2. Sorting the individual lists so that SequenceEquals
works currently.
Is there a better way to do this? Is there an existing IEqualityComparer that I can provide to the HashSet so that HashSet.Add()
can automatically handle uniqueness?
var hashSet = new HashSet<List<int>>();
for(/* some condition */)
{
List<int> list = new List<int>();
...
/* for eliminating duplicate lists */
list.Sort();
foreach(var set in hashSet)
{
if (list.SequenceEqual(set))
{
validPartition = false;
break;
}
}
if (validPartition)
newHashSet.Add(list);
}
回答1:
Here is a possible comparer that compares an IEnumerable<T>
by its elements.

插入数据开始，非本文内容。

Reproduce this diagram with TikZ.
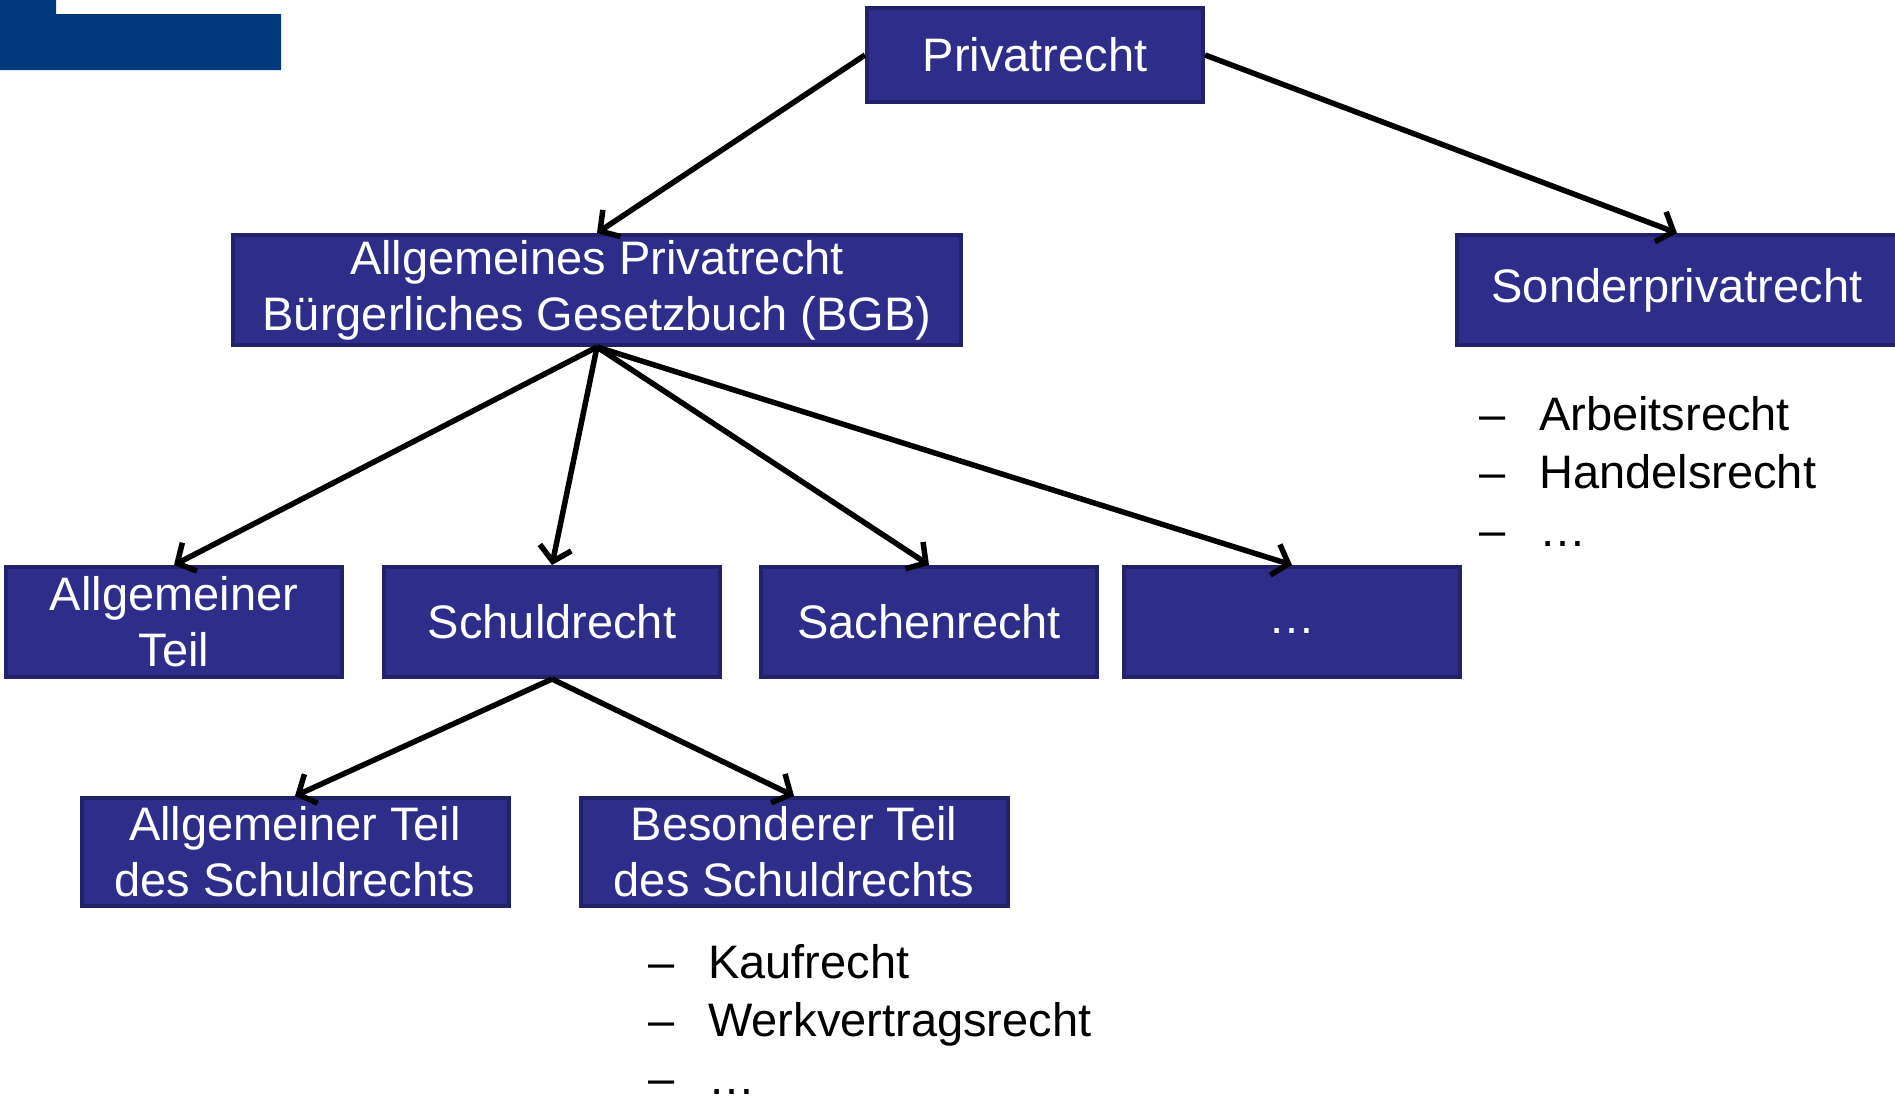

You still need to sort manually before adding.
One could build the sorting into the comparer, but I don't think that's a wise choice. Adding a canonical form of the list seems wiser.

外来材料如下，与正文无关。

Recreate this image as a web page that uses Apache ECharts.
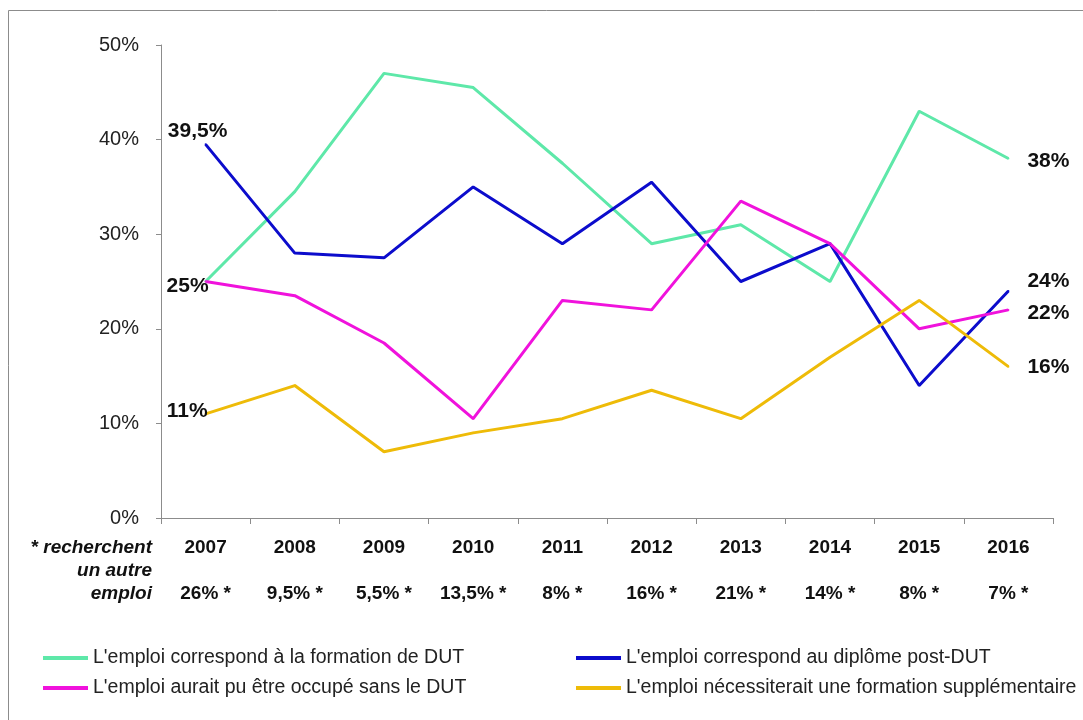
<!DOCTYPE html>
<html>
<head>
<meta charset="utf-8">
<script src="https://cdn.jsdelivr.net/npm/echarts@6/dist/echarts.min.js"></script>
<style>
  html, body { margin: 0; padding: 0; background: #fff; }
  #main { width: 1083px; height: 720px; }
</style>
</head>
<body>
<div id="main"></div>
<script>
// données
const years = ["2007", "2008", "2009", "2010", "2011", "2012", "2013", "2014", "2015", "2016"];
const autreEmploi = ["26% *", "9,5% *", "5,5% *", "13,5% *", "8% *", "16% *", "21% *", "14% *", "8% *", "7% *"];
const formationDut = [25, 34.5, 47, 45.5, 37.5, 29, 31, 25, 43, 38];
const postDut = [39.5, 28, 27.5, 35, 29, 35.5, 25, 29, 14, 24];
const sansDut = [25, 23.5, 18.5, 10.5, 23, 22, 33.5, 29, 20, 22];
const formationSupp = [11, 14, 7, 9, 10.5, 13.5, 10.5, 17, 23, 16];

const fr = (v) => String(v).replace(".", ",") + "%";

const labelStyle = {
  show: true,
  formatter: (p) => fr(p.value),
  fontFamily: "Liberation Sans, Arial, sans-serif",
  fontWeight: "bold",
  fontSize: 21,
  color: "#111",
};

// étiquettes sur le premier / dernier point
let withLabels = (values, first, last) =>
  values.map((v, i) => {
    if (i === 0 && first) return { value: v, label: Object.assign({}, labelStyle, first) };
    if (i === values.length - 1 && last) return { value: v, label: Object.assign({}, labelStyle, last) };
    return v;
  });

let mkSeries = (name, color, data) => ({
  name: name,
  type: "line",
  data: data,
  symbol: "circle",
  symbolSize: 2,
  showSymbol: true,
  itemStyle: { color: color },
  lineStyle: { color: color, width: 3 },
  emphasis: { disabled: true },
});

const legendText = { fontFamily: "Liberation Sans, Arial, sans-serif", fontSize: 19.5, color: "#222" };

let chart = echarts.init(document.getElementById("main"));
let option = {
  animation: false,
  backgroundColor: "#fff",
  textStyle: { fontFamily: "Liberation Sans, Arial, sans-serif" },
  grid: { left: 161, top: 45, right: 30, bottom: 202 },
  graphic: [
    {
      type: "rect",
      shape: { x: 8.5, y: 10.5, width: 1200, height: 900 },
      style: { fill: "none", stroke: "#8c8c8c", lineWidth: 1 },
      silent: true,
    },
    {
      type: "text",
      x: 152,
      y: 536,
      style: {
        text: "* recherchent\nun autre\nemploi",
        align: "right",
        verticalAlign: "top",
        lineHeight: 23,
        font: "italic bold 19px Liberation Sans, Arial, sans-serif",
        fill: "#111",
      },
      silent: true,
    },
  ],
  legend: [
    {
      orient: "vertical",
      left: 38,
      top: 643,
      itemGap: 10,
      itemWidth: 45,
      itemHeight: 4,
      icon: "rect",
      data: ["L'emploi correspond à la formation de DUT", "L'emploi aurait pu être occupé sans le DUT"],
      textStyle: legendText,
    },
    {
      orient: "vertical",
      left: 571,
      top: 643,
      itemGap: 10,
      itemWidth: 45,
      itemHeight: 4,
      icon: "rect",
      data: ["L'emploi correspond au diplôme post-DUT", "L'emploi nécessiterait une formation supplémentaire"],
      textStyle: legendText,
    },
  ],
  xAxis: {
    type: "category",
    data: years,
    boundaryGap: true,
    axisLine: { lineStyle: { color: "#8c8c8c", width: 1 } },
    axisTick: { show: true, length: 6, lineStyle: { color: "#8c8c8c" } },
    axisLabel: {
      formatter: (v, i) => v + "\n\n" + autreEmploi[i],
      fontFamily: "Liberation Sans, Arial, sans-serif",
      fontWeight: "bold",
      fontSize: 19,
      lineHeight: 23,
      color: "#111",
      margin: 18,
      interval: 0,
    },
  },
  yAxis: {
    type: "value",
    min: 0,
    max: 50,
    interval: 10,
    axisLine: { show: true, lineStyle: { color: "#8c8c8c", width: 1 } },
    axisTick: { show: true, length: 5, lineStyle: { color: "#8c8c8c" } },
    splitLine: { show: false },
    axisLabel: {
      formatter: "{value}%",
      fontFamily: "Liberation Sans, Arial, sans-serif",
      fontSize: 20,
      color: "#222",
      margin: 22,
    },
  },
  series: [
    mkSeries("L'emploi correspond à la formation de DUT", "#5ee8a9",
      withLabels(formationDut, { position: "left", distance: 0, offset: [4, 5] }, { position: "right", distance: 18, offset: [0, 3] })),
    mkSeries("L'emploi correspond au diplôme post-DUT", "#0c0ccc",
      withLabels(postDut, { position: "top", distance: 2, offset: [-8, 0] }, { position: "right", distance: 18, offset: [0, -10] })),
    mkSeries("L'emploi aurait pu être occupé sans le DUT", "#f012dc",
      withLabels(sansDut, null, { position: "right", distance: 18, offset: [0, 3] })),
    mkSeries("L'emploi nécessiterait une formation supplémentaire", "#eebb08",
      withLabels(formationSupp, { position: "left", distance: 0, offset: [3, -3] }, { position: "right", distance: 18, offset: [0, 1] })),
  ],
};
chart.setOption(option);
</script>
</body>
</html>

This code will only work in .net 4 since it takes advantage of generic variance. If you need earlier versions you need to either replace IEnumerable
with List
, or add a second generic parameter for the collection type.
class SequenceComparer<T>:IEqualityComparer<IEnumerable<T>>
{
public bool Equals(IEnumerable<T> seq1,IEnumerable<T> seq2)
{
return seq1.SequenceEqual(seq2);
}
public int GetHashCode(IEnumerable<T> seq)
{
int hash=1234567;
foreach(T elem in seq)
hash=hash*37+elem.GetHashCode();
return hash;
}
}
void Main()
{
var hashSet = new HashSet<List<int>>(new SequenceComparer<int>());
List<int> test=new int[]{1,3,2}.ToList();
test.Sort();
hashSet.Add(test);
List<int> test2=new int[]{3,2,1}.ToList();
test2.Sort();
hashSet.Contains(test2).Dump();
}
回答2:
This starts off wrong, it has to be a HashSet<ReadOnlyCollection<>>
because you cannot allow the lists to change and invalidate the set predicate. This then allows you to calculate a hash code in O(n) when you add the collection to the set. And an O(n) test to check if it is already in the set with a very uncommon O(n^2) worst case if all the hashes turn out to be equal. Store the computed hash with the collection.
回答3:
Is there a reason you aren't just using an array? int[]

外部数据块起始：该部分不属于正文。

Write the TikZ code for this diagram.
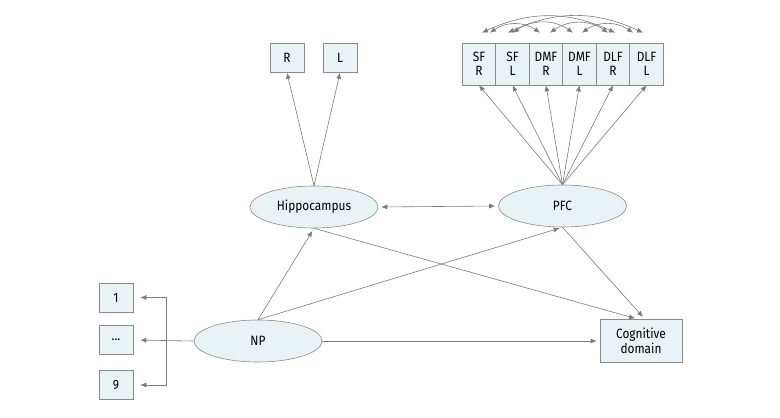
\documentclass[tikz,border=0pt]{standalone}
\usepackage{fontspec}
\setmainfont{Fira Sans}[FakeStretch=0.88]
\usepackage{xcolor}
\usetikzlibrary{positioning,arrows.meta,shapes.geometric}
\definecolor{BoxFill}{HTML}{E9F3F5}
\definecolor{EdgeGray}{HTML}{8A8A8A}
\definecolor{ArrGray}{HTML}{7A7A7A}

\begin{document}
\begin{tikzpicture}[x=1pt,y=1pt,
          font=\fontsize{13.5}{14.5}\selectfont,
          box/.style={rectangle,draw=EdgeGray,fill=BoxFill,line width=0.6pt,
                      minimum width=34pt,minimum height=29pt,inner sep=1pt,
                      align=center},
          roi/.style={box,minimum width=33.5pt,minimum height=42pt},
          latent/.style={ellipse,draw=EdgeGray,fill=BoxFill,line width=0.6pt,
                         minimum width=128pt,minimum height=42pt,inner sep=1pt},
          arr/.style={draw=ArrGray,line width=0.6pt,
                      -{Latex[length=6pt,width=5pt]}},
          dbl/.style={arr,{Latex[length=6pt,width=5pt]}-{Latex[length=6pt,width=5pt]}}]
        \useasboundingbox (0,0) rectangle (780,418);
        % latent variables
        \node[latent] (hip) at (314,211)   {Hippocampus};
        \node[latent] (pfc) at (562.5,212) {PFC};
        \node[latent] (np)  at (258,77)    {NP};
        \node[box,minimum width=82pt,minimum height=43pt] (cog) at (641,77) {Cognitive\\domain};
        % hippocampus indicators
        \node[box] (hr) at (287,360) {R};
        \node[box] (hl) at (340,360) {L};
        % PFC indicators
        \node[roi] (sfr)  at (479,354)   {SF\\R};
        \node[roi] (sfl)  at (512.5,354) {SF\\L};
        \node[roi] (dmfr) at (546,354)   {DMF\\R};
        \node[roi] (dmfl) at (579.5,354) {DMF\\L};
        \node[roi] (dlfr) at (613,354)   {DLF\\R};
        \node[roi] (dlfl) at (646.5,354) {DLF\\L};
        % NP indicators
        \node[box] (one)  at (116,120.5) {1};
        \node[box] (dots) at (116,78)    {...};
        \node[box] (nine) at (116,33)    {9};
        \coordinate (brk) at (166,77);

        % loadings
        \draw[arr] (hip.north) -- (hr.south);
        \draw[arr] (hip.north) -- (hl.south);
        \foreach \r in {sfr,sfl,dmfr,dmfl,dlfr,dlfl}
          \draw[arr] (pfc.north) -- (\r.south);
        \draw[arr,shorten >=7pt] (np.west) -- (dots.east);
        \draw[arr,shorten >=7pt] (brk) |- (one.east);
        \draw[arr,shorten >=7pt] (brk) |- (nine.east);

        % residual covariances
        \draw[dbl] ([xshift=3pt,yshift=10pt]sfr.north) to[bend left=25] ([xshift=2pt,yshift=10pt]dlfr.north);
        \draw[dbl] ([xshift=-4.5pt,yshift=10pt]sfl.north) to[bend left=25] ([xshift=-3.5pt,yshift=10pt]dlfl.north);
        \draw[dbl] ([xshift=11pt,yshift=10pt]sfr.north) to[bend left=35] ([xshift=-6pt,yshift=10pt]dmfr.north);
        \draw[dbl] ([xshift=4pt,yshift=10pt]dmfr.north) to[bend left=35] ([xshift=-5pt,yshift=10pt]dlfr.north);
        \draw[dbl] ([xshift=0.5pt,yshift=10pt]sfl.north) to[bend left=35] ([xshift=-6.5pt,yshift=10pt]dmfl.north);
        \draw[dbl] ([xshift=2.5pt,yshift=10pt]dmfl.north) to[bend left=35] ([xshift=-13.5pt,yshift=10pt]dlfl.north);

        % structural paths
        \draw[dbl,shorten <=3pt,shorten >=3pt] (hip.east) -- (pfc.west);
        \draw[arr,shorten >=3pt] (np.north) -- (hip.south);
        \draw[arr,shorten >=3pt] (np.north) -- (pfc.south);
        \draw[arr,shorten >=3pt] (hip.south) -- ([xshift=-3pt]cog.north);
        \draw[arr,shorten >=3pt] (pfc.south) -- ([xshift=4pt]cog.north);
        \draw[arr,shorten >=3pt] (np.east) -- (cog.west);
      \end{tikzpicture}
\end{document}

will perform better. Also I assume the lists contain duplicates, otherwise you'd just be using sets and not have a problem.
It appears that their contents won't change (much) once they've been added to the HashSet
. At the end of the day, you are going to have to use a comparer that falls back on SequenceEqual
. But you don't have to do it every single time. Instead or doing an exponential number of sequence compares (e.g. -- as the hashset grows, doing a SequenceEqual
against each existing member) -- if you create a good hashcode up front, you may have to do very few such compares. While the overhead of generating a good hashcode is probably about the same as doing a SequenceEqual
you're only doing it a single time for each list.
So, the first time you operate on a particular List<int>
, you should generate a hash based on the ordered sequence of numbers and cache it. Then the next time the list is compared, the cached value can be used. I'm not sure how you might do this with a comparer off the top of my head (maybe a static dictionary?) -- but you could implement List
wrapper that does this easily.
Here's a basic idea. You'd need to be careful to ensure that it isn't brittle (e.g. make sure you void any cached hash code when members change) but it doesn't look like that's going to be a typical situation for the way you're using this.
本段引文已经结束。